◆ Task brief
Without the pictures, reproduce the records that follow exactly.

◆ Figure scripts

########

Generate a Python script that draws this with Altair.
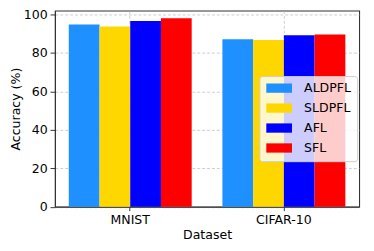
import altair as alt
import pandas as pd

datasets = ["MNIST", "CIFAR-10"]
methods = ["ALDPFL", "SLDPFL", "AFL", "SFL"]
colors = ["#1E90FF", "#FFD700", "#0000FF", "#FF0000"]
mnist_vals = [94.7, 93.7, 96.6, 98.0]
cifar_vals = [87.1, 86.7, 89.1, 89.6]

rows = []
for m, v in zip(methods, mnist_vals):
    rows.append({"Dataset": "MNIST", "Method": m, "Accuracy": v})
for m, v in zip(methods, cifar_vals):
    rows.append({"Dataset": "CIFAR-10", "Method": m, "Accuracy": v})
df = pd.DataFrame(rows)

FONT = "DejaVu Sans"
FS = 12.8

chart = alt.Chart(df).mark_bar().encode(
    x=alt.X("Dataset:N", sort=datasets,
            scale=alt.Scale(paddingInner=0.2, paddingOuter=0.09),
            axis=alt.Axis(title="Dataset", labelAngle=0, tickSize=4,
                          labelPadding=3, titlePadding=3)),
    xOffset=alt.XOffset("Method:N", sort=methods,
                        scale=alt.Scale(paddingInner=0, paddingOuter=0)),
    y=alt.Y("Accuracy:Q",
            scale=alt.Scale(domain=[0, 102.0], nice=False, zero=True),
            axis=alt.Axis(title="Accuracy (%)", values=[0, 20, 40, 60, 80, 100],
                          tickSize=5, labelPadding=3, titlePadding=1)),
    color=alt.Color("Method:N", sort=methods,
                    scale=alt.Scale(domain=methods, range=colors),
                    legend=alt.Legend(
                        title=None, orient="none", legendX=209, legendY=67,
                        symbolType="M-2.02,-0.73H2.02V0.73H-2.02Z",
                        symbolSize=169, symbolStrokeWidth=0, symbolOpacity=1,
                        symbolOffset=7.9, labelOffset=19, rowPadding=6.4,
                        padding=5.8, fillColor="rgba(255,255,255,0.8)",
                        strokeColor="#cccccc", cornerRadius=3,
                        labelFont=FONT, labelFontSize=FS, labelColor="#000000")),
).properties(
    width=311, height=200.5,
    autosize=alt.AutoSizeParams(type="none"),
    padding={"left": 48, "top": 0, "right": 7, "bottom": 34},
).configure_view(
    stroke="#333333", strokeWidth=1.1
).configure_axis(
    labelFont=FONT, titleFont=FONT, labelFontSize=FS, titleFontSize=FS,
    titleFontWeight="normal", labelColor="#000000", titleColor="#000000",
    domainColor="#333333", tickColor="#333333", domainWidth=1.1,
    grid=True, gridColor="#b0b0b0", gridOpacity=0.8, gridDash=[3, 2],
    gridWidth=0.8, zindex=1
).configure_axisX(
    tickBand="center"
)

chart.save("out.html", embed_options={"renderer": "svg", "actions": False})
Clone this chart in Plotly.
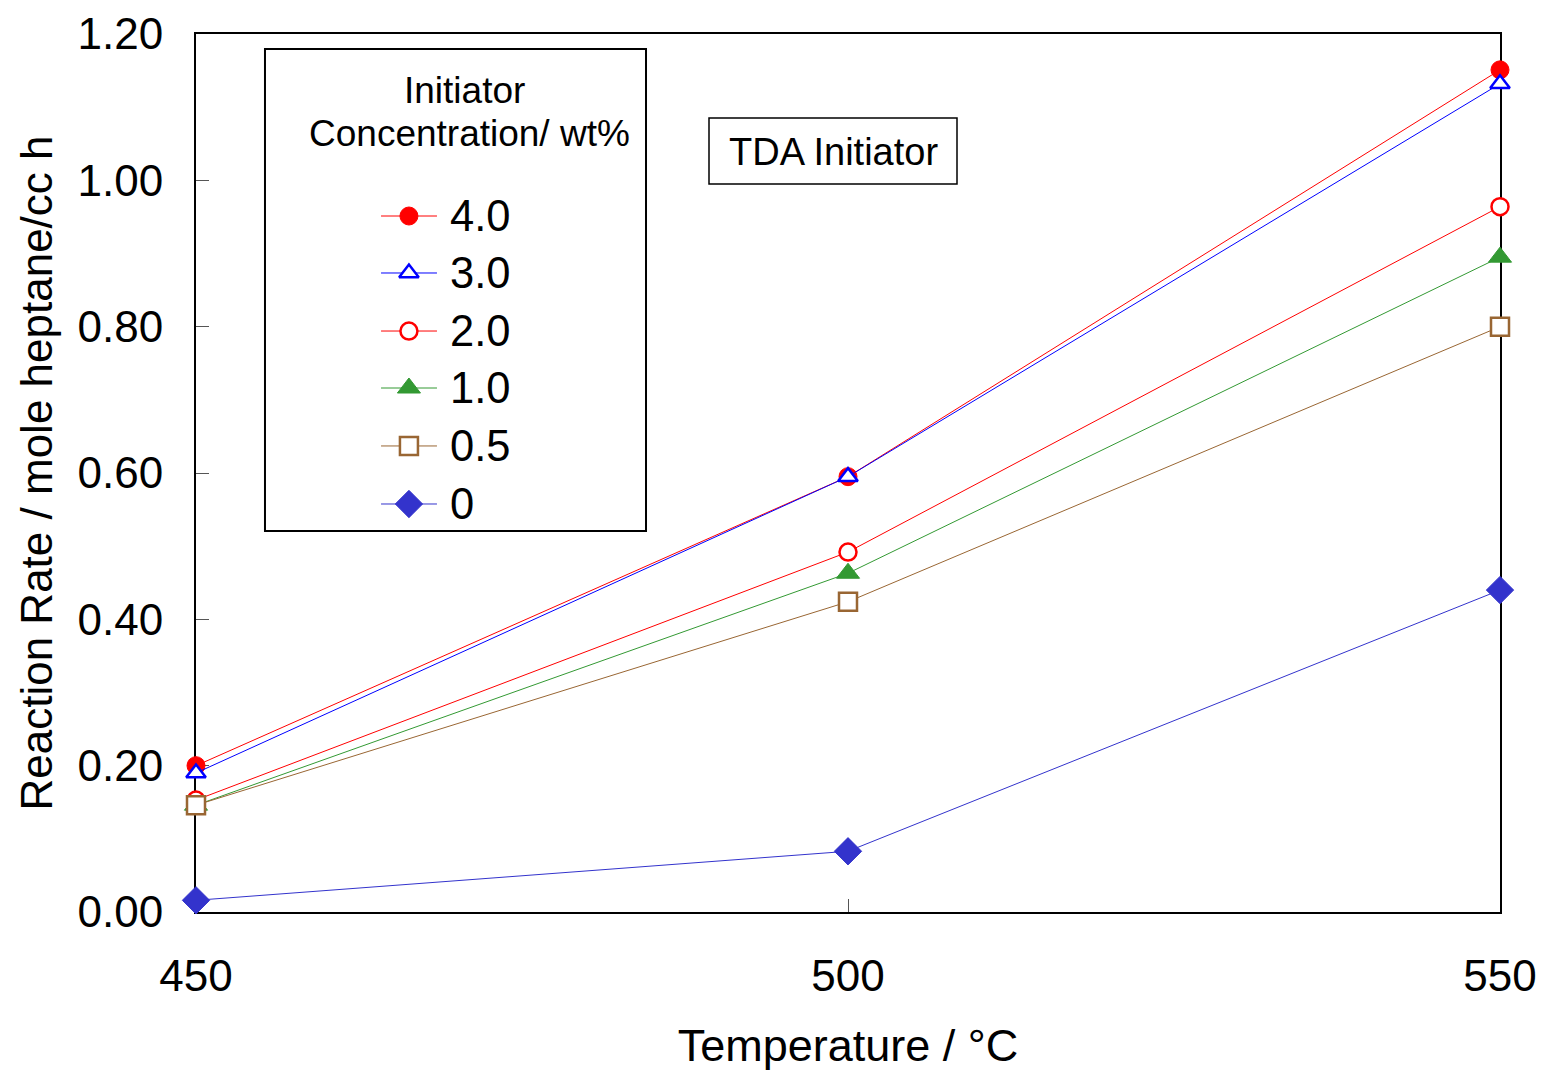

########

◆ Reply
Generate a Python script that draws this with Altair.
import altair as alt
import pandas as pd

datasets = ["MNIST", "CIFAR-10"]
methods = ["ALDPFL", "SLDPFL", "AFL", "SFL"]
colors = ["#1E90FF", "#FFD700", "#0000FF", "#FF0000"]
mnist_vals = [94.7, 93.7, 96.6, 98.0]
cifar_vals = [87.1, 86.7, 89.1, 89.6]

rows = []
for m, v in zip(methods, mnist_vals):
    rows.append({"Dataset": "MNIST", "Method": m, "Accuracy": v})
for m, v in zip(methods, cifar_vals):
    rows.append({"Dataset": "CIFAR-10", "Method": m, "Accuracy": v})
df = pd.DataFrame(rows)

FONT = "DejaVu Sans"
FS = 12.8

chart = alt.Chart(df).mark_bar().encode(
    x=alt.X("Dataset:N", sort=datasets,
            scale=alt.Scale(paddingInner=0.2, paddingOuter=0.09),
            axis=alt.Axis(title="Dataset", labelAngle=0, tickSize=4,
                          labelPadding=3, titlePadding=3)),
    xOffset=alt.XOffset("Method:N", sort=methods,
                        scale=alt.Scale(paddingInner=0, paddingOuter=0)),
    y=alt.Y("Accuracy:Q",
            scale=alt.Scale(domain=[0, 102.0], nice=False, zero=True),
            axis=alt.Axis(title="Accuracy (%)", values=[0, 20, 40, 60, 80, 100],
                          tickSize=5, labelPadding=3, titlePadding=1)),
    color=alt.Color("Method:N", sort=methods,
                    scale=alt.Scale(domain=methods, range=colors),
                    legend=alt.Legend(
                        title=None, orient="none", legendX=209, legendY=67,
                        symbolType="M-2.02,-0.73H2.02V0.73H-2.02Z",
                        symbolSize=169, symbolStrokeWidth=0, symbolOpacity=1,
                        symbolOffset=7.9, labelOffset=19, rowPadding=6.4,
                        padding=5.8, fillColor="rgba(255,255,255,0.8)",
                        strokeColor="#cccccc", cornerRadius=3,
                        labelFont=FONT, labelFontSize=FS, labelColor="#000000")),
).properties(
    width=311, height=200.5,
    autosize=alt.AutoSizeParams(type="none"),
    padding={"left": 48, "top": 0, "right": 7, "bottom": 34},
).configure_view(
    stroke="#333333", strokeWidth=1.1
).configure_axis(
    labelFont=FONT, titleFont=FONT, labelFontSize=FS, titleFontSize=FS,
    titleFontWeight="normal", labelColor="#000000", titleColor="#000000",
    domainColor="#333333", tickColor="#333333", domainWidth=1.1,
    grid=True, gridColor="#b0b0b0", gridOpacity=0.8, gridDash=[3, 2],
    gridWidth=0.8, zindex=1
).configure_axisX(
    tickBand="center"
)

chart.save("out.html", embed_options={"renderer": "svg", "actions": False})
Clone this chart in Plotly.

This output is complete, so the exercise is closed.